Unlike the other traditionally liberal-led Mainline denominations, United Methodism is fully global in membership. (The 2 million member Episcopal Church of the U.S. does include the small churches of Latin America, Europe and Taiwan but is still 90 percent U.S. persons.) There are 7.5 million United Methodists in the U.S. and 4.5 million overseas, almost all in Africa, mostly in the Congo. With the U.S. church losing about 100,000 members a year (down from 11 million 44 years ago) and the African church gaining over 200,000 a year, the denomination likely will become a majority non-U.S. church in about 10 years or less.
These statistics frustrate United Methodist liberals who have dominated the domination for 50 years or more. Homosexuality has been debated at the church’s General Conference every four years since 1972. And the church consistently decreed that homosexual practice was “incompatible with Christian teaching.” Over the years, the denomination formally prohibited clergy who were actively homosexual (as well as any clergy sexually active outside traditional marriage) and banned same-sex unions.
For the last 12 years it has even supported “laws in civil society that define marriage as the union of man and woman,” though normally loquacious bishops and other church elites decline to articulate this stance even as the nation debates it.
United Methodist liberals always assumed their church would follow American culture on sexual permissiveness, just as the church had followed on so much else across the 20th century, starting with divorce and contraception. They always consoled themselves, “If not this time, then next time!” Sounding like deterministic Marxist Hegelians, they believed history sided with sexual inclusion.
But this year in Tampa, the church once again rejected any dilution of his disapproval of homosexual practice, despite a full court lobby campaign. Liberal caucus groups pitched a full size tent outside the Tampa Convention Center, served daily lunches to any delegates, mobilized hundreds of volunteers in rainbow stoles, and distributed a full-size daily newspaper, sometimes translated into other languages. As chronicled by the just released Forgetting How to Blush: United Methodism’s Compromise with the Sexual Revolution by the Rev. Karen Booth, pro-gay caucus groups have received hundreds of thousands of dollars from non-church philanthropies.

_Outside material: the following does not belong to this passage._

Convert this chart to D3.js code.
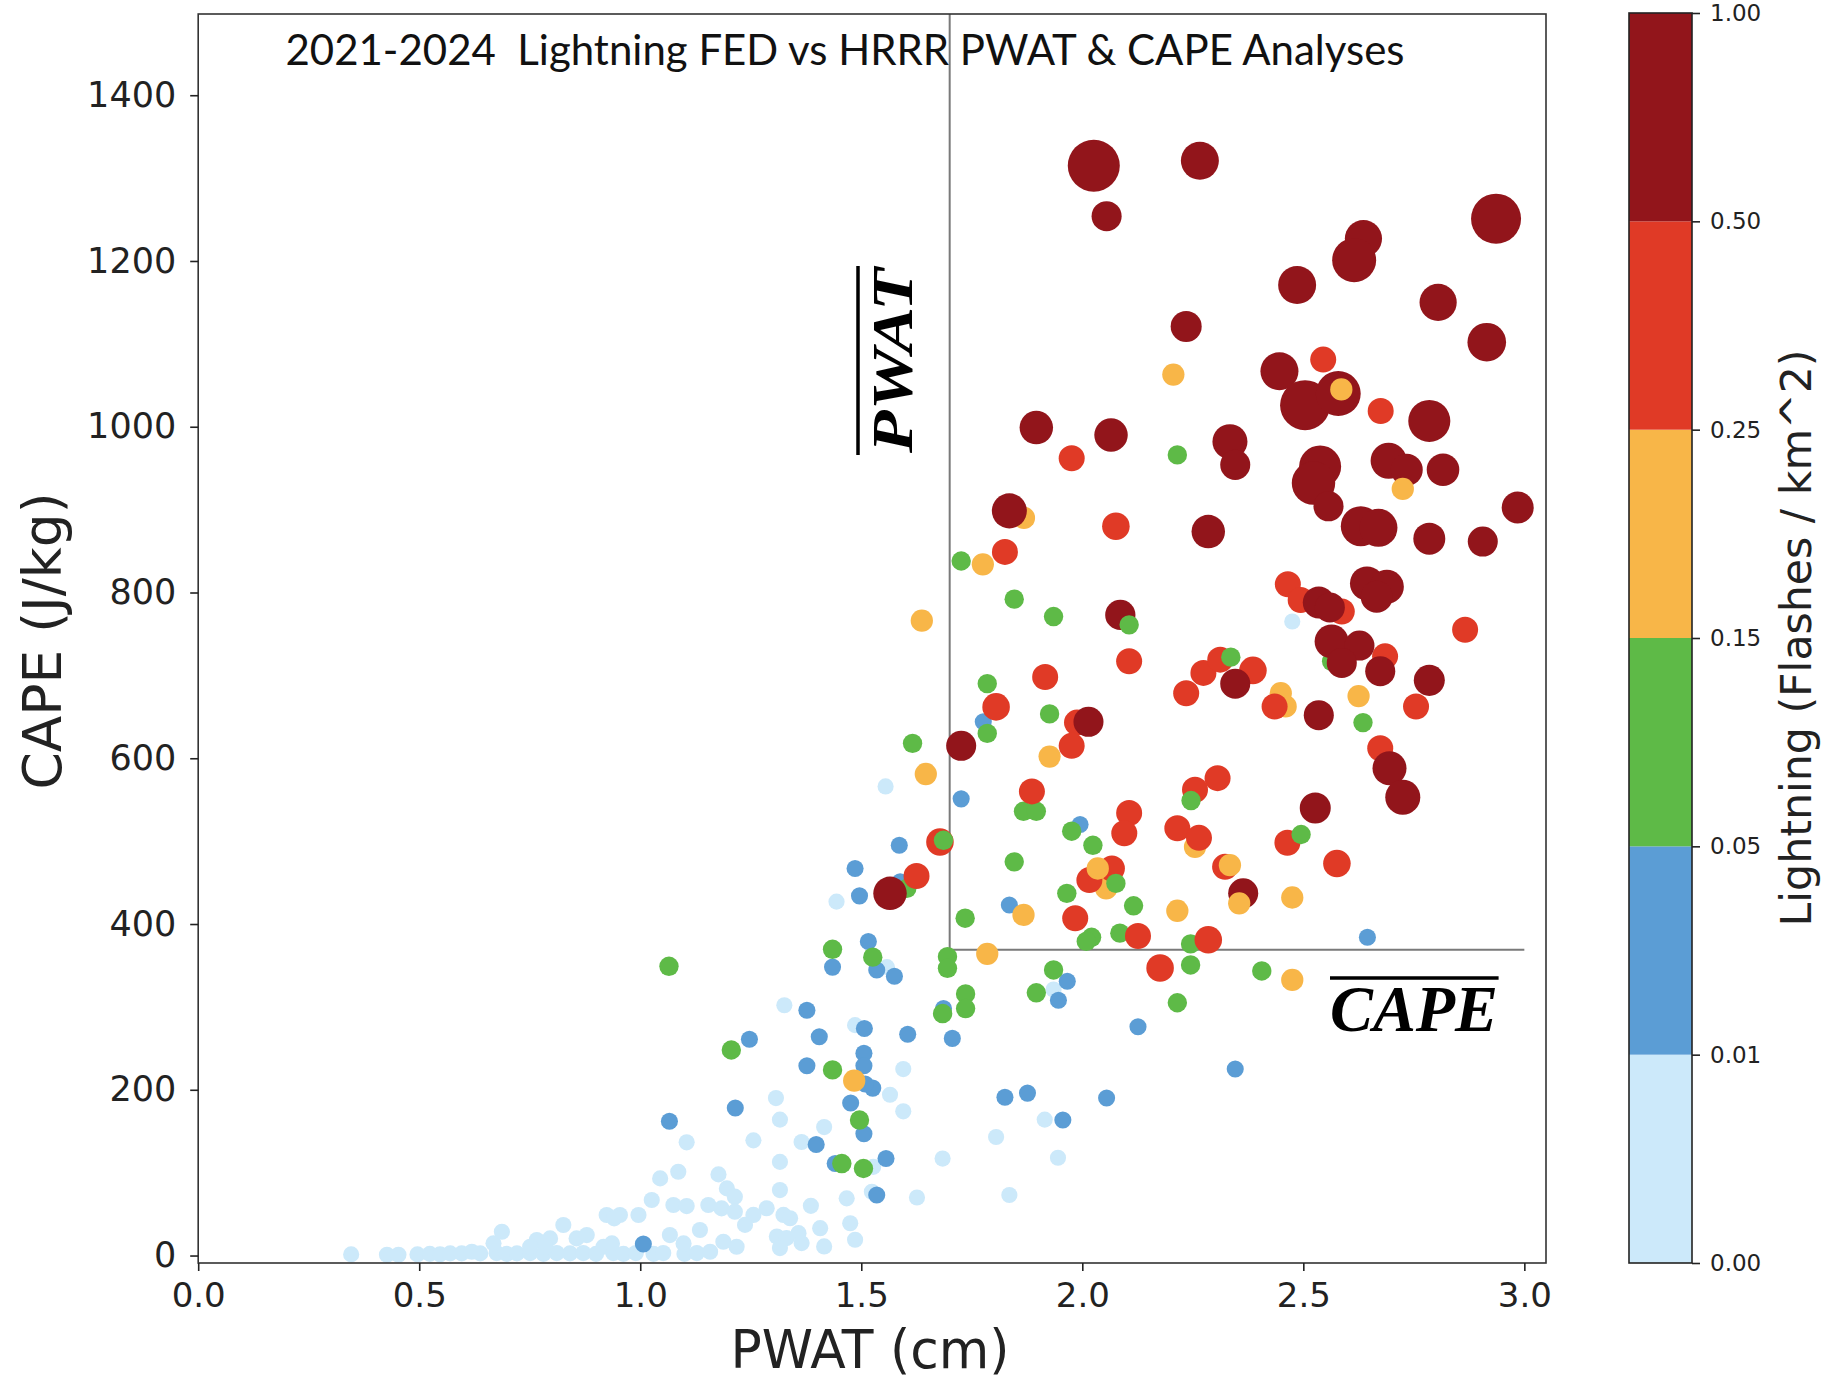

It was largely wasted money. A record 30 percent of delegates came from Africa this time, up from 20 percent just 4 years ago (and 10 percent 8 years ago), and they voted uniformly against any liberalization of the church’s sexual teaching. Combined with many Filipino and European delegates, plus U.S. evangelicals, who were themselves about 20 percent of the total, there was an insurmountable conservative majority on key issues.